Bottom line...if you want to measure electrons delivered, design a tool based on that process. The devil is in the details.

Rust never sleeps.

Interesting mix of problems. To make sure nothing gets above 9V, it might be useful to start with a DC/DC converter that efficiently downconverts from "12V" to 9V (Vicor makes suitable modules) and then attach each wire through a sense/current limit resistor. At circa

1A, that means lots of power resistors in the 4 to 10 ohm range.

The next problem, is monitoring daily. For preference, you'd want to scan a barcode next to each connection as the measurements are made each day, and have an alert on any connection that reaches its intended charge (so the wire can be detached). Not sure how to instrument that, but with 400 wires, it's gotta be organized, or your corrosion won't stop. A detached wire means at least one zero-current measurement to be logged against that barcode.

The measurements kept in a log (and maybe imported into a spreadsheet) will be subject to inspection, of course.

Then, there's the battery issue: you'll want to top up any weak battery (maybe take a wheelbarrow of fresh batteries on the inspection tour and do some swaps), so the DC/DC comverter will want a pilot light to show 'battery good'. It might be useful to log the input and output voltages at the convertar, separately. Some kind of quick-connect (Anderson powerpole connector?) for the batteries is recommended, because a polarity error is a BAD thing. So is a loose connection.

I'm thinking a box around the DC converter, with an accessible terminal strip, screw down on each wire (and probe point exposure).
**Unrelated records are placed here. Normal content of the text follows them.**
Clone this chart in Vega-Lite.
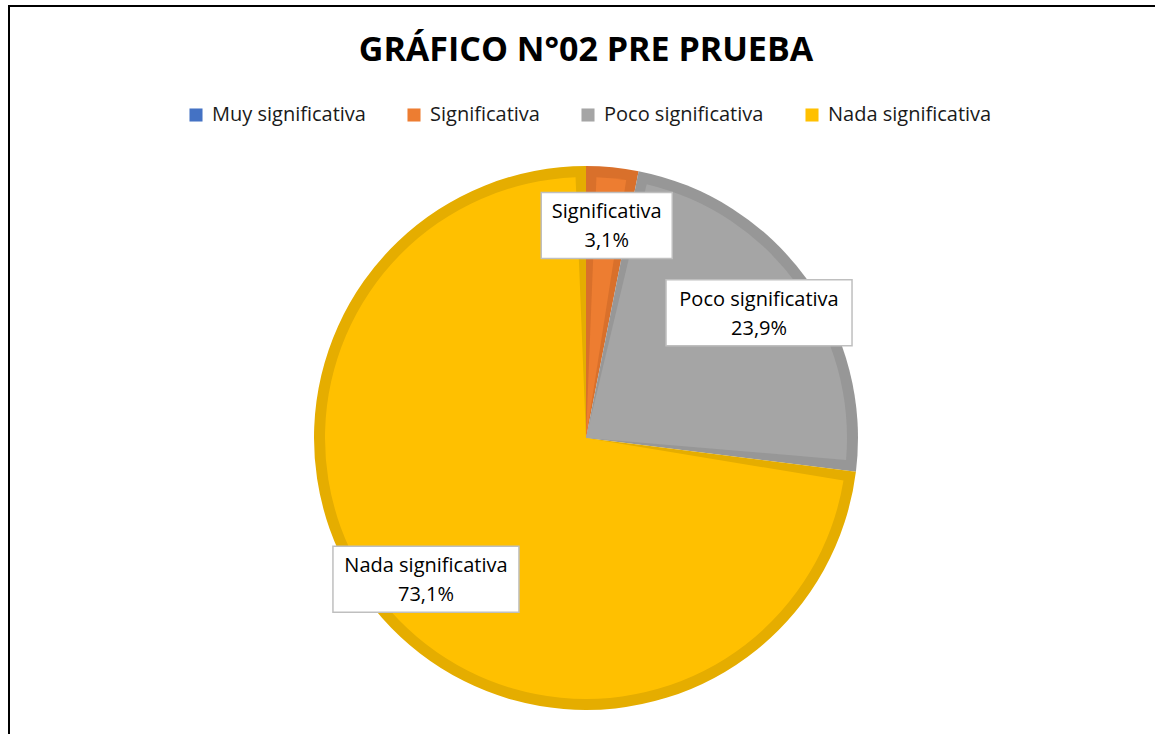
{
  "$schema": "https://vega.github.io/schema/vega-lite/v6.json",
  "width": 1154,
  "height": 864,
  "autosize": {"type": "none"},
  "padding": {"left": 9, "top": 6, "right": 0, "bottom": 0},
  "background": "white",
  "title": {
    "text": "GRÁFICO N°02 PRE PRUEBA",
    "anchor": "middle",
    "offset": -62,
    "fontSize": 34,
    "font": "Open Sans",
    "fontWeight": "bold",
    "color": "#000000"
  },
  "data": {
    "values": [
      {"categoria": "Muy significativa", "orden": 1, "porcentaje": 0},
      {"categoria": "Significativa", "orden": 2, "porcentaje": 3.1},
      {"categoria": "Poco significativa", "orden": 3, "porcentaje": 23.9},
      {"categoria": "Nada significativa", "orden": 4, "porcentaje": 73.1}
    ]
  },
  "resolve": {
    "scale": {"color": "independent", "fill": "independent"},
    "legend": {"color": "independent", "fill": "independent"}
  },
  "layer": [
    {
      "mark": {"type": "arc", "outerRadius": 272},
      "encoding": {
        "theta": {"field": "porcentaje", "type": "quantitative", "stack": true},
        "order": {"field": "orden", "type": "quantitative"},
        "fill": {
          "field": "categoria",
          "type": "nominal",
          "scale": {
            "domain": ["Muy significativa", "Significativa", "Poco significativa", "Nada significativa"],
            "range": ["#3A62AA", "#D9702B", "#979797", "#E5AD00"]
          },
          "legend": null
        }
      }
    },
    {
      "mark": {"type": "arc", "outerRadius": 261, "padAngle": 0.08},
      "encoding": {
        "theta": {"field": "porcentaje", "type": "quantitative", "stack": true},
        "order": {"field": "orden", "type": "quantitative"},
        "color": {
          "field": "categoria",
          "type": "nominal",
          "scale": {
            "domain": ["Muy significativa", "Significativa", "Poco significativa", "Nada significativa"],
            "range": ["#4472C4", "#ED7D31", "#A5A5A5", "#FFC000"]
          },
          "legend": {
            "title": null,
            "orient": "none",
            "direction": "horizontal",
            "legendX": 177,
            "legendY": 99,
            "symbolType": "square",
            "symbolSize": 170,
            "symbolStrokeWidth": 0,
            "symbolOpacity": 1,
            "labelFont": "Open Sans",
            "labelFontSize": 20,
            "labelColor": "#1a1a1a",
            "labelOffset": 6,
            "columnPadding": 38,
            "labelLimit": 300
          }
        }
      }
    },
    {
      "transform": [
        {"joinaggregate": [{"op": "sum", "field": "porcentaje", "as": "total"}]},
        {"window": [{"op": "sum", "field": "porcentaje", "as": "acum"}], "sort": [{"field": "orden"}], "frame": [null, 0]},
        {"calculate": "2*PI*(datum.acum - datum.porcentaje/2)/datum.total", "as": "ang"},
        {"calculate": "0.785*sin(datum.ang)", "as": "lx"},
        {"calculate": "0.785*cos(datum.ang)", "as": "ly"},
        {"calculate": "(11*length(datum.categoria) - 12)/544", "as": "hw"},
        {"calculate": "datum.lx - datum.hw", "as": "bx1"},
        {"calculate": "datum.lx + datum.hw", "as": "bx2"},
        {"calculate": "datum.ly - 33/272", "as": "by1"},
        {"calculate": "datum.ly + 33/272", "as": "by2"},
        {"calculate": "[datum.categoria, replace(format(datum.porcentaje, '.1f'), '.', ',') + '%']", "as": "etiqueta"},
        {"filter": "datum.porcentaje > 0"}
      ],
      "layer": [
        {
          "mark": {"type": "rect", "fill": "white", "stroke": "#BFBFBF", "strokeWidth": 1.5},
          "encoding": {
            "x": {"field": "bx1", "type": "quantitative", "scale": {"domain": [-2.1213, 2.1213], "nice": false, "zero": false}, "axis": null},
            "x2": {"field": "bx2"},
            "y": {"field": "by1", "type": "quantitative", "scale": {"domain": [-1.5882, 1.5882], "nice": false, "zero": false}, "axis": null},
            "y2": {"field": "by2"}
          }
        },
        {
          "mark": {"type": "text", "font": "Open Sans", "fontSize": 20, "color": "#000000", "align": "center", "baseline": "middle", "lineHeight": 29, "dy": -13},
          "encoding": {
            "x": {"field": "lx", "type": "quantitative"},
            "y": {"field": "ly", "type": "quantitative"},
            "text": {"field": "etiqueta"}
          }
        }
      ]
    }
  ],
  "config": {
    "view": {"stroke": "#000000", "strokeWidth": 2}
  }
}
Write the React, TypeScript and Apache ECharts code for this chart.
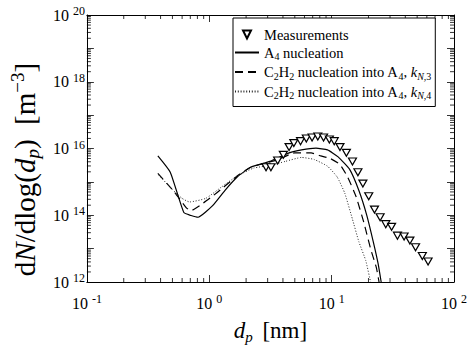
import React, { useEffect, useRef } from 'react';
import * as echarts from 'echarts';

const FONT = 'Liberation Serif';

// Measurements: diameter [nm], dN/dlog(dp) [m^-3]
const measD = [2.91, 3.19, 3.62, 4.03, 4.49, 4.91, 5.57, 6.21, 6.92, 7.71, 8.59, 9.58, 10.5, 11.7, 13.2, 14.8, 16.4, 18.0, 20.1, 22.4, 24.9, 27.7, 30.9, 34.5, 39.1, 43.6, 48.5, 55.1, 61.4];
const measN = [2.75e15, 2.75e15, 4.37e15, 6.46e15, 1.1e16, 1.45e16, 1.66e16, 2.0e16, 2.14e16, 2.29e16, 2.14e16, 1.86e16, 1.66e16, 1.1e16, 7.41e15, 4.07e15, 1.95e15, 8.9e14, 3.7e14, 1.48e14, 8.7e13, 5.4e13, 4.5e13, 2.45e13, 2.3e13, 1.74e13, 1.1e13, 6.0e12, 4.1e12];

// A4 nucleation
const a4D = [0.38, 0.48, 0.62, 0.71, 0.81, 1.06, 1.34, 1.69, 2.18, 3.13, 4.49, 5.68, 7.45, 9.25, 11.3, 14.0, 16.7, 19.4, 21.9, 24.0, 25.4];
const a4N = [6.0e15, 1.95e15, 1.2e14, 9.8e13, 8.7e13, 1.9e14, 5.5e14, 1.4e15, 2.75e15, 4.1e15, 7.4e15, 9.1e15, 1.02e16, 9.1e15, 5.6e15, 2.4e15, 5.5e14, 9.8e13, 1.6e13, 3.5e12, 1.0e12];

// C2H2 nucleation into A4, kN,3
const k3D = [0.38, 0.516, 0.65, 0.71, 0.89, 1.06, 1.27, 1.69, 2.18, 3.55, 5.0, 6.8, 8.15, 9.75, 11.7, 13.5, 15.8, 18.3, 20.8, 23.2, 24.4];
const k3N = [1.8e15, 5.1e14, 1.66e14, 1.38e14, 2.3e14, 3.7e14, 6.3e14, 1.5e15, 2.75e15, 4.5e15, 7.4e15, 7.4e15, 6.0e15, 5.0e15, 3.3e15, 1.4e15, 3.7e14, 6.2e13, 1.0e13, 2.7e12, 1.0e12];

// C2H2 nucleation into A4, kN,4
const k4D = [0.386, 0.5, 0.6, 0.69, 0.935, 1.27, 1.69, 2.31, 3.13, 4.18, 5.68, 7.18, 9.25, 11.1, 12.8, 14.8, 16.7, 19.0, 20.8];
const k4N = [1.6e15, 5.9e14, 3.2e14, 2.5e14, 3.2e14, 7.2e14, 1.5e15, 2.6e15, 3.1e15, 4.1e15, 5.4e15, 4.7e15, 2.95e15, 1.4e15, 4.6e14, 7.6e13, 1.6e13, 4.4e12, 1.0e12];

// Axis ranges and decorations
const X_MIN = 0.1, X_MAX = 100;
const Y_MIN = 1e12, Y_MAX = 1e20;
const X_DECADES = [0.1, 1, 10];
const Y_DECADES = [1e12, 1e13, 1e14, 1e15, 1e16, 1e17, 1e18, 1e19];
const MINOR_MULTS = [2, 3, 4, 5, 6, 7, 8, 9];
const Y_LABEL_EXPONENTS = [12, 14, 16, 18, 20];

const NAMES = [
  'Measurements',
  'A4 nucleation',
  'C2H2 nucleation into A4, kN,3',
  'C2H2 nucleation into A4, kN,4',
];
const LEGEND_RICH: Record<string, string> = {
  'Measurements': '{r|Measurements}',
  'A4 nucleation': '{r|A}{s|4}{r| nucleation}',
  'C2H2 nucleation into A4, kN,3': '{r|C}{s|2}{r|H}{s|2}{r| nucleation into A}{s|4}{r|, }{i|k}{is|N}{s|,3}',
  'C2H2 nucleation into A4, kN,4': '{r|C}{s|2}{r|H}{s|2}{r| nucleation into A}{s|4}{r|, }{i|k}{is|N}{s|,4}',
};

const TRI = 'path://M0,0L10,0L5,9Z';

const zip = (a: number[], b: number[]) => a.map((v, i) => [v, b[i]]);

export default function App() {
  const ref = useRef<HTMLDivElement>(null);
  useEffect(() => {
    if (!ref.current) return;
    const chart = echarts.init(ref.current, undefined, { renderer: 'svg' });

    const xMinor = X_DECADES.flatMap((d) => MINOR_MULTS.map((m) => [m * d, 1e16]));
    const yMinor = Y_DECADES.flatMap((d) => MINOR_MULTS.map((m) => [1, m * d]));

    const tickLine = (x1: number, y1: number, x2: number, y2: number) => ({
      type: 'line',
      shape: { x1, y1, x2, y2 },
      style: { stroke: '#000', lineWidth: 0.8 },
    });

    const supLabel = (v: number) => {
      const e = Math.round(Math.log10(v));
      return `{b|10}{p|${e < 0 ? '-' + -e : e}}`;
    };
    const labelRich = {
      b: { fontFamily: FONT, fontSize: 16, lineHeight: 20, color: '#000' },
      p: { fontFamily: FONT, fontSize: 12, lineHeight: 12, verticalAlign: 'top', color: '#000', padding: [0, 0, 0, 4] },
    };

    const baseAxis = {
      type: 'log',
      logBase: 10,
      interval: 1,
      axisLine: { show: true, onZero: false, lineStyle: { color: '#000', width: 1 } },
      axisTick: { show: true, inside: true, length: 7, lineStyle: { color: '#000', width: 0.8 } },
      splitLine: { show: false },
      minorTick: { show: false },
    };

    const xNameRich = {
      r: { fontFamily: FONT, fontSize: 23, lineHeight: 28, color: '#000' },
      i: { fontFamily: FONT, fontSize: 23, lineHeight: 28, fontStyle: 'italic', color: '#000' },
      is: { fontFamily: FONT, fontSize: 15, lineHeight: 12, verticalAlign: 'bottom', fontStyle: 'italic', color: '#000', padding: [0, 4, 0, 0] },
    };
    const yNameRich = {
      r: { fontFamily: FONT, fontSize: 29, lineHeight: 34, color: '#000' },
      i: { fontFamily: FONT, fontSize: 29, lineHeight: 34, fontStyle: 'italic', color: '#000' },
      is: { fontFamily: FONT, fontSize: 19, lineHeight: 14, verticalAlign: 'bottom', fontStyle: 'italic', color: '#000' },
      p: { fontFamily: FONT, fontSize: 19, lineHeight: 18, verticalAlign: 'top', color: '#000' },
      g: { width: 42, lineHeight: 34 },
    };

    const lineSeries = (name: string, d: number[], n: number[], lineStyle: any) => ({
      name,
      type: 'line',
      xAxisIndex: 0,
      yAxisIndex: 0,
      data: zip(d, n),
      symbol: 'none',
      showSymbol: false,
      smooth: 0.15,
      lineStyle,
      z: 3,
    });

    chart.setOption({
      animation: false,
      backgroundColor: '#fff',
      grid: { left: 76, top: 15, width: 383, height: 277, containLabel: false },
      xAxis: [
        {
          ...baseAxis,
          min: X_MIN,
          max: X_MAX,
          position: 'bottom',
          axisLabel: { show: true, margin: 11, formatter: supLabel, rich: labelRich },
          name: '{i|d}{is|p}{r| [nm]}',
          nameLocation: 'middle',
          nameGap: 34,
          nameTextStyle: { rich: xNameRich },
        },
        {
          ...baseAxis,
          min: X_MIN,
          max: X_MAX,
          position: 'top',
          axisLabel: { show: false },
        },
      ],
      yAxis: [
        {
          ...baseAxis,
          min: Y_MIN,
          max: Y_MAX,
          position: 'left',
          axisLabel: {
            show: true,
            margin: 2,
            formatter: (v: number) => {
              const e = Math.round(Math.log10(v));
              return Y_LABEL_EXPONENTS.includes(e) ? supLabel(v) : '';
            },
            rich: labelRich,
          },
          name: '{r|d}{i|N}{r|/dlog(}{i|d}{is|p}{r|)  [m}{p|−3}{r|]}{g|}',
          nameLocation: 'middle',
          nameGap: 44,
          nameTextStyle: { rich: yNameRich },
        },
        {
          ...baseAxis,
          min: Y_MIN,
          max: Y_MAX,
          position: 'right',
          axisLabel: { show: false },
        },
      ],
      legend: {
        data: [
          { name: NAMES[0] },
          { name: NAMES[1], itemStyle: { opacity: 0 } },
          { name: NAMES[2], itemStyle: { opacity: 0 } },
          { name: NAMES[3], itemStyle: { opacity: 0 } },
        ],
        orient: 'vertical',
        left: 233,
        top: 18,
        padding: [9, 4, 6, 1],
        itemWidth: 24,
        itemHeight: 10,
        itemGap: 3,
        borderColor: '#000',
        borderWidth: 1,
        borderRadius: 0,
        backgroundColor: '#fff',
        formatter: (name: string) => LEGEND_RICH[name] || name,
        textStyle: {
          fontFamily: FONT,
          color: '#000',
          rich: {
            r: { fontFamily: FONT, fontSize: 14.5, lineHeight: 18, color: '#000' },
            i: { fontFamily: FONT, fontSize: 14.5, lineHeight: 18, fontStyle: 'italic', color: '#000' },
            s: { fontFamily: FONT, fontSize: 10, lineHeight: 8, verticalAlign: 'bottom', color: '#000' },
            is: { fontFamily: FONT, fontSize: 10, lineHeight: 8, verticalAlign: 'bottom', fontStyle: 'italic', color: '#000' },
          },
        },
      },
      series: [
        {
          name: NAMES[0],
          type: 'line',
          xAxisIndex: 0,
          yAxisIndex: 0,
          data: zip(measD, measN),
          symbol: TRI,
          symbolSize: [8, 7],
          showSymbol: true,
          lineStyle: { width: 0, opacity: 0 },
          itemStyle: { color: '#fff', borderColor: '#000', borderWidth: 1.2 },
          z: 4,
        },
        lineSeries(NAMES[1], a4D, a4N, { color: '#000', width: 1.2, type: 'solid' }),
        lineSeries(NAMES[2], k3D, k3N, { color: '#000', width: 1.2, type: [8, 5] }),
        lineSeries(NAMES[3], k4D, k4N, { color: '#222', width: 1, type: [1, 1.8] }),
        {
          name: 'xMinorTicks',
          type: 'custom',
          xAxisIndex: 0,
          yAxisIndex: 0,
          silent: true,
          clip: false,
          data: xMinor,
          renderItem: (params: any, api: any) => {
            const x = api.coord([api.value(0), 1e16])[0];
            const cs = params.coordSys;
            return {
              type: 'group',
              children: [
                tickLine(x, cs.y + cs.height, x, cs.y + cs.height - 4),
                tickLine(x, cs.y, x, cs.y + 4),
              ],
            };
          },
        },
        {
          name: 'yMinorTicks',
          type: 'custom',
          xAxisIndex: 0,
          yAxisIndex: 0,
          silent: true,
          clip: false,
          data: yMinor,
          renderItem: (params: any, api: any) => {
            const y = api.coord([1, api.value(1)])[1];
            const cs = params.coordSys;
            return {
              type: 'group',
              children: [
                tickLine(cs.x, y, cs.x + 4, y),
                tickLine(cs.x + cs.width, y, cs.x + cs.width - 4, y),
              ],
            };
          },
        },
      ],
    });
    return () => chart.dispose();
  }, []);
  return <div ref={ref} style={{ width: 470, height: 349, position: 'fixed', left: 0, top: 0 }} />;
}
If the DC converter handles 150A (Vicor BCM3814V60E10A5C02), and takes four 12V batteries in series, you'd want to allow for 50 to 100W of heatsinking as well as ventilation around the sense resistors. And, you'll want several such boxes.

If this was gonna be done often, the boxes ought to be elaborate enough to do their own monitoring, and you'd just check the logs into your laptop on each inspection...

cheap dc-dc set for 9V, add a resistor and pnp to limit current?

ESP8266 wifi modules are a

Holding up construction might be expensive; it's easy to heatsink a few two-horsepower 97% efficient converters, and power resistors are cheap, self-heatsinking. Four hundred heatsinked PNP limiters? Not so quick an assembly project.

shouldn't need a heatsink, the PNP doesn't dissipate any significant power it just pulls up the feedback pin so the DC-DC reduces the output voltage

That's one (or a few) buck converter we're suggesting, to be shared among CL circuits and stations.

--
 Thanks, 
    - Win

How about a switching regulator set up as a current source with a switch to yank the FB pin to the input (or some voltage above Vref) if Vout>9V?